Your copy should hold exactly the lines from the one containing "What matplotlib code" to the one containing "plt.rcParams['font.family'] = ['Liberation", inclusive, with no pictures.

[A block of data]

_ _ _ _ _

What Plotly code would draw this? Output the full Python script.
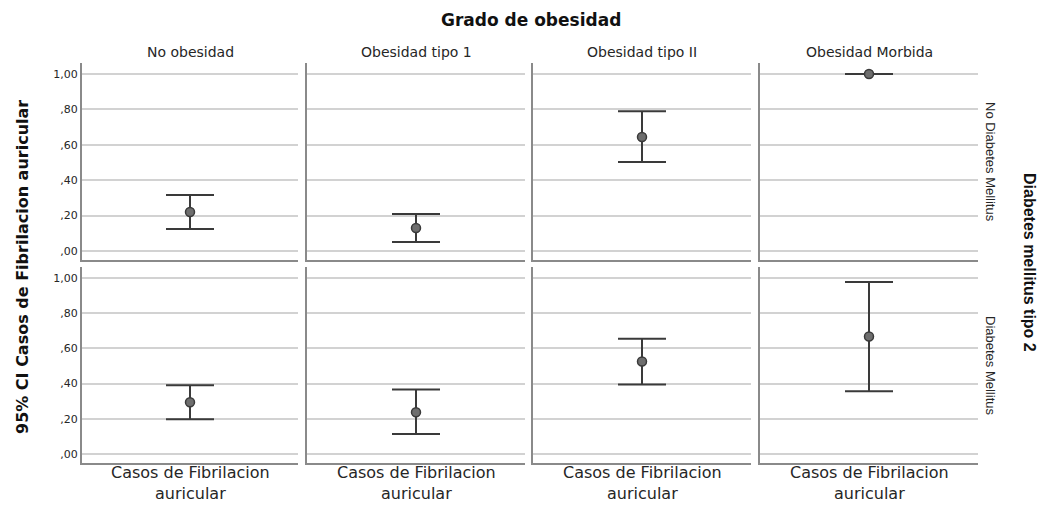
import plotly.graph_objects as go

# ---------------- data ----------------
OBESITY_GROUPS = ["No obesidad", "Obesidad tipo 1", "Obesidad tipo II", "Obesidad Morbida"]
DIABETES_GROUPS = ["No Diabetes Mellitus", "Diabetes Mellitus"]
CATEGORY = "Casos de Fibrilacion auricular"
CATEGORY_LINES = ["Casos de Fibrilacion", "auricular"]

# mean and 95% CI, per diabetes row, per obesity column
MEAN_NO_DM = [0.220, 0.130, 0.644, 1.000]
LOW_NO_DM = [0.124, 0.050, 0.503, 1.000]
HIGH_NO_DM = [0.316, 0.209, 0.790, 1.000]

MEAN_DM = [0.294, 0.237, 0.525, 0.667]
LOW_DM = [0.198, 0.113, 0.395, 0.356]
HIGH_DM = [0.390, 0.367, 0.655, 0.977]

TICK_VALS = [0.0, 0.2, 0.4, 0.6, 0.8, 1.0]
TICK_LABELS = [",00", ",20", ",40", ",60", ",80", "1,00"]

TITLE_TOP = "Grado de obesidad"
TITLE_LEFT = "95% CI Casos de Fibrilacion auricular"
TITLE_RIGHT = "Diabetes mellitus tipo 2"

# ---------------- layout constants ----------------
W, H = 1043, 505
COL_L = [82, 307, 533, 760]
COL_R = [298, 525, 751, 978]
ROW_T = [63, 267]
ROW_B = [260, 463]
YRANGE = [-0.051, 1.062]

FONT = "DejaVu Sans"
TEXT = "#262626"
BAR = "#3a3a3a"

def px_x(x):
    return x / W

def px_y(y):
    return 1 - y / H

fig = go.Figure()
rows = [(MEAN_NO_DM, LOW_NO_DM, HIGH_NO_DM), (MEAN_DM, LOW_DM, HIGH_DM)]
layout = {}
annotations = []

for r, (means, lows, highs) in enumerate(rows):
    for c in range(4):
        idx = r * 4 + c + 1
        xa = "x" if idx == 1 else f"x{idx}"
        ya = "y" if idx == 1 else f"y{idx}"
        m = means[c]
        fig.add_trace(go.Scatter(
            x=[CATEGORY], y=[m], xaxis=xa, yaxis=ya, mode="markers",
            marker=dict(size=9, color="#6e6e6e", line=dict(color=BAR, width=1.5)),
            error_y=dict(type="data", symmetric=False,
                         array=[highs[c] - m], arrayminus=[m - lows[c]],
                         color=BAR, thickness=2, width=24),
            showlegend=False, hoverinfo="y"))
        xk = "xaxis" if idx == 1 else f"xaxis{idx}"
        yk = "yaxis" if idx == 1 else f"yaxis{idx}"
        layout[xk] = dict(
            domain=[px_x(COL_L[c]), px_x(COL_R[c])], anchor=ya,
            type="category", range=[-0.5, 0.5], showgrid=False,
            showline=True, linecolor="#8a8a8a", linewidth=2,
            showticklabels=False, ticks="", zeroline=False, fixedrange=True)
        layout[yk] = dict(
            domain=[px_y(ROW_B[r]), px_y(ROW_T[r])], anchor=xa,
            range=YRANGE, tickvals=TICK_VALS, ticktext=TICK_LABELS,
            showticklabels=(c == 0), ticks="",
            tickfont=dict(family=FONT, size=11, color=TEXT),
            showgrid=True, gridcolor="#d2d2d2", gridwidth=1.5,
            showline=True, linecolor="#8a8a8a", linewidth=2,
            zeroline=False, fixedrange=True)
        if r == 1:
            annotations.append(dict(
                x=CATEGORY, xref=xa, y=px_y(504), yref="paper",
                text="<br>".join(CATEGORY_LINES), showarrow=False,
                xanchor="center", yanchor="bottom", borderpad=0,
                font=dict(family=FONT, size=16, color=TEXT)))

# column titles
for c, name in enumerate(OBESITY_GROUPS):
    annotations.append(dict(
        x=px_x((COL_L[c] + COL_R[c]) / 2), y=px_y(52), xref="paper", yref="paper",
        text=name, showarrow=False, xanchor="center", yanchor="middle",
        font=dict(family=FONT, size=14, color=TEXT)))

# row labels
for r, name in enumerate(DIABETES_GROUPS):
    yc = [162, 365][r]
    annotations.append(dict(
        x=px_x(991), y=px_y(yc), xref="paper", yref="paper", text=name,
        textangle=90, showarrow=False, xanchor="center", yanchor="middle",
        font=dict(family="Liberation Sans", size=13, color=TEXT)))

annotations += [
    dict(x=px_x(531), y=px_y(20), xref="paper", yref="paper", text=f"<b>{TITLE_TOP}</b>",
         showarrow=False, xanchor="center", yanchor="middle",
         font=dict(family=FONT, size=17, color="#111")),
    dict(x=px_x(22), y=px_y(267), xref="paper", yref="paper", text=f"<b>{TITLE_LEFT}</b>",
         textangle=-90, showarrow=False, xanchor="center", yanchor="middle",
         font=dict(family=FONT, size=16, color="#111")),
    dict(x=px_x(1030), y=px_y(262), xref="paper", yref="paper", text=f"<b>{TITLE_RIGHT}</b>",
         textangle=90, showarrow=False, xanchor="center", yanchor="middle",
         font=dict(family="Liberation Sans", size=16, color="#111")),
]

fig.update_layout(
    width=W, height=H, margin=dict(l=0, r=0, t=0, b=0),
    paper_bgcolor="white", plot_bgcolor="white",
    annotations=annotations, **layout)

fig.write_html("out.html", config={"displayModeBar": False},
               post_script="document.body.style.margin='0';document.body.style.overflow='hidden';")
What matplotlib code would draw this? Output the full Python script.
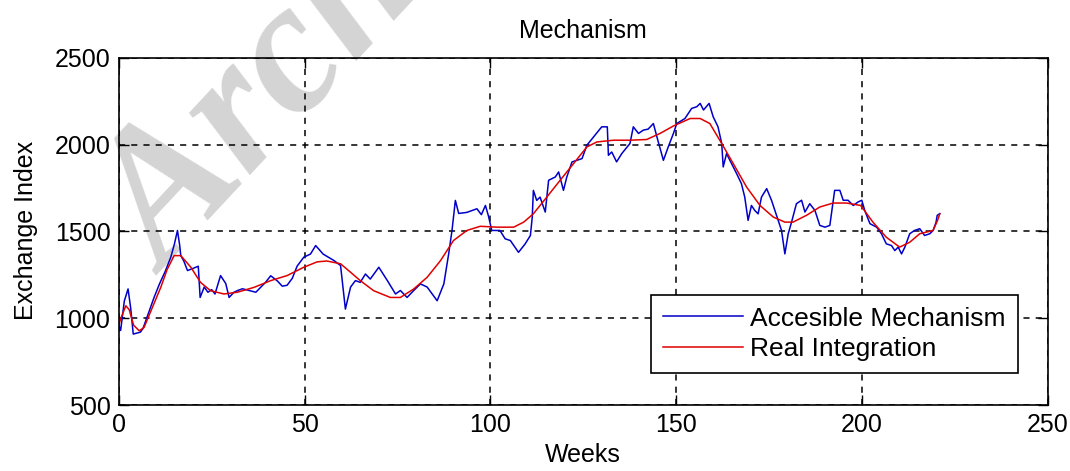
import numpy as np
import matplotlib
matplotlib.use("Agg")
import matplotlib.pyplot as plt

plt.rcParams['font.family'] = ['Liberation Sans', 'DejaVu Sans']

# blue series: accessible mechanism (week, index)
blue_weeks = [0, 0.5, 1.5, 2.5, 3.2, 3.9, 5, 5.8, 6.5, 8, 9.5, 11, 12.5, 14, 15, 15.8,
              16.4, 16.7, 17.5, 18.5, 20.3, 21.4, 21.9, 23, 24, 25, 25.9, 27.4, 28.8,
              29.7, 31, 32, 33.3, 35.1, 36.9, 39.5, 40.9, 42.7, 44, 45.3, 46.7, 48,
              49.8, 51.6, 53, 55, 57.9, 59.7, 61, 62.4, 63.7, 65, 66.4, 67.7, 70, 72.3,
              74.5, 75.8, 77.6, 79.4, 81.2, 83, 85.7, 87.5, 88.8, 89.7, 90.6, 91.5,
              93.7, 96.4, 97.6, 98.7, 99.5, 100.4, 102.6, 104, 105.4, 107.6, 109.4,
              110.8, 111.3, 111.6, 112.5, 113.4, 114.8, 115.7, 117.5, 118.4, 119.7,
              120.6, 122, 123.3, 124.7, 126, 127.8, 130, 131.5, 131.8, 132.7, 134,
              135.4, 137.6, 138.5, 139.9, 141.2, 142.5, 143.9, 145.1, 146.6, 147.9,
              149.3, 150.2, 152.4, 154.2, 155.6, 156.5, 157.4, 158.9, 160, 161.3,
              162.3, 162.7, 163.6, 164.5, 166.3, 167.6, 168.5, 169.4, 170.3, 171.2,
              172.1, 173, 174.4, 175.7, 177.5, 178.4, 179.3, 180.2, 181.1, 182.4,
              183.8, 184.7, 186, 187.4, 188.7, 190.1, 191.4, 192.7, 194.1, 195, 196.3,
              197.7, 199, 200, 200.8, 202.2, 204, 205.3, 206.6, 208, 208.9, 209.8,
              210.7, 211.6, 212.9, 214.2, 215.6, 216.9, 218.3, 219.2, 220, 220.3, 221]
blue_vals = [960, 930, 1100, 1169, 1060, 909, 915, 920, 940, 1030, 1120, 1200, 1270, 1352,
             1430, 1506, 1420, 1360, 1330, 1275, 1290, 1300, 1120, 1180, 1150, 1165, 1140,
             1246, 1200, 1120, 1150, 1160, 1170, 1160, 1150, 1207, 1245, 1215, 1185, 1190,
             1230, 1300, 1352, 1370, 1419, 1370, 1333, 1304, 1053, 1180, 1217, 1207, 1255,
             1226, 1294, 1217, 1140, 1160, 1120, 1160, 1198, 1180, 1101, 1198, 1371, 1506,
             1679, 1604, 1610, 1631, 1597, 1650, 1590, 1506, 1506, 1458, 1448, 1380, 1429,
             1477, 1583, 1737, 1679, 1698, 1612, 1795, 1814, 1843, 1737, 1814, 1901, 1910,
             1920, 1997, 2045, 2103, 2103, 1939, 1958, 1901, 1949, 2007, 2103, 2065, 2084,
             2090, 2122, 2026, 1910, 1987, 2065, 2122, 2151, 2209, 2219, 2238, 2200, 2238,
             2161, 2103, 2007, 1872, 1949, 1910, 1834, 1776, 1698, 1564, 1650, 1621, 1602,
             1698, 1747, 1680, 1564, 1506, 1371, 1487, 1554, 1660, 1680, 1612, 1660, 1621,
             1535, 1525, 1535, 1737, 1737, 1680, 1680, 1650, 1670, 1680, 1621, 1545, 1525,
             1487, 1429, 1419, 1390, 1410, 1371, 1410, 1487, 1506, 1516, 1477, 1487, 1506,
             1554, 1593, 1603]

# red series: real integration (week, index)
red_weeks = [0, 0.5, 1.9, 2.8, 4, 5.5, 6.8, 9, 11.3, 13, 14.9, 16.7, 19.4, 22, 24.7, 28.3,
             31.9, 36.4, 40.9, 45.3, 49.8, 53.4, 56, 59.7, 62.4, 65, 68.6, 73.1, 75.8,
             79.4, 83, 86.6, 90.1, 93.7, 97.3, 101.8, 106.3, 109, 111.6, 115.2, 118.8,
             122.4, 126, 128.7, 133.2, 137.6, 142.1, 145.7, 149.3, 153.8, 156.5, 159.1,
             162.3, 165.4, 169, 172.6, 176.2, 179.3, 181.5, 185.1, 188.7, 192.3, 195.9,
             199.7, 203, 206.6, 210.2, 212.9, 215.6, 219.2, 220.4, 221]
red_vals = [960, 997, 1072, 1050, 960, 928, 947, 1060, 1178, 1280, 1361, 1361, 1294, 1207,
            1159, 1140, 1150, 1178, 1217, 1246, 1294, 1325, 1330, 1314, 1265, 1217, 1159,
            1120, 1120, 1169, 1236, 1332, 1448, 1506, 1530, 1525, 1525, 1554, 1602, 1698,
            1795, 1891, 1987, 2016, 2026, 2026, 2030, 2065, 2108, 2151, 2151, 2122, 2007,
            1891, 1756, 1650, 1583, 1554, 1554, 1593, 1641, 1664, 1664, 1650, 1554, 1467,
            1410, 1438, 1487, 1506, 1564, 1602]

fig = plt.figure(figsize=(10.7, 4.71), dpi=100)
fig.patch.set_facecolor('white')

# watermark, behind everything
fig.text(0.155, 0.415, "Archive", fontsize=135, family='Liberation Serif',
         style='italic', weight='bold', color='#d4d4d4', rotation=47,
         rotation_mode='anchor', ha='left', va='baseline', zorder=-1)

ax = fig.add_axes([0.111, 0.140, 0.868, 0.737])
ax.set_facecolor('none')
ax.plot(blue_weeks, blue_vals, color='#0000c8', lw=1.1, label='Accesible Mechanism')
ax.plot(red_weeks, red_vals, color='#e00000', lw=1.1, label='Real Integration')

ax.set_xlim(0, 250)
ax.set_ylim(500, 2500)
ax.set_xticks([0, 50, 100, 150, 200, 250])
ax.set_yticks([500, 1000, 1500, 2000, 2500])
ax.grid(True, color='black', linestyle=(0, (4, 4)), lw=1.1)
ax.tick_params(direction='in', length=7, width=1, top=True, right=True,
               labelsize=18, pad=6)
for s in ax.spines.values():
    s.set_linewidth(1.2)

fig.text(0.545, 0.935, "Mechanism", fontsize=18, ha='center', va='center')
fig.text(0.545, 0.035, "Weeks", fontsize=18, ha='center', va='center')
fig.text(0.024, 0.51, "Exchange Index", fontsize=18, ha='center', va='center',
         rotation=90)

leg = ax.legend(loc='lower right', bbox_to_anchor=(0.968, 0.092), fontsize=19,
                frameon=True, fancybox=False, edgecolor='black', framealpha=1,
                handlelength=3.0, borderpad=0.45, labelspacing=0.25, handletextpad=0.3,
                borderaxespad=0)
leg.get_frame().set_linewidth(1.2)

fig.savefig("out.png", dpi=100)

_ _ _ _ _

Full answer ::
What matplotlib code would draw this? Output the full Python script.
import numpy as np
import matplotlib
matplotlib.use("Agg")
import matplotlib.pyplot as plt

plt.rcParams['font.family'] = ['Liberation Sans', 'DejaVu Sans']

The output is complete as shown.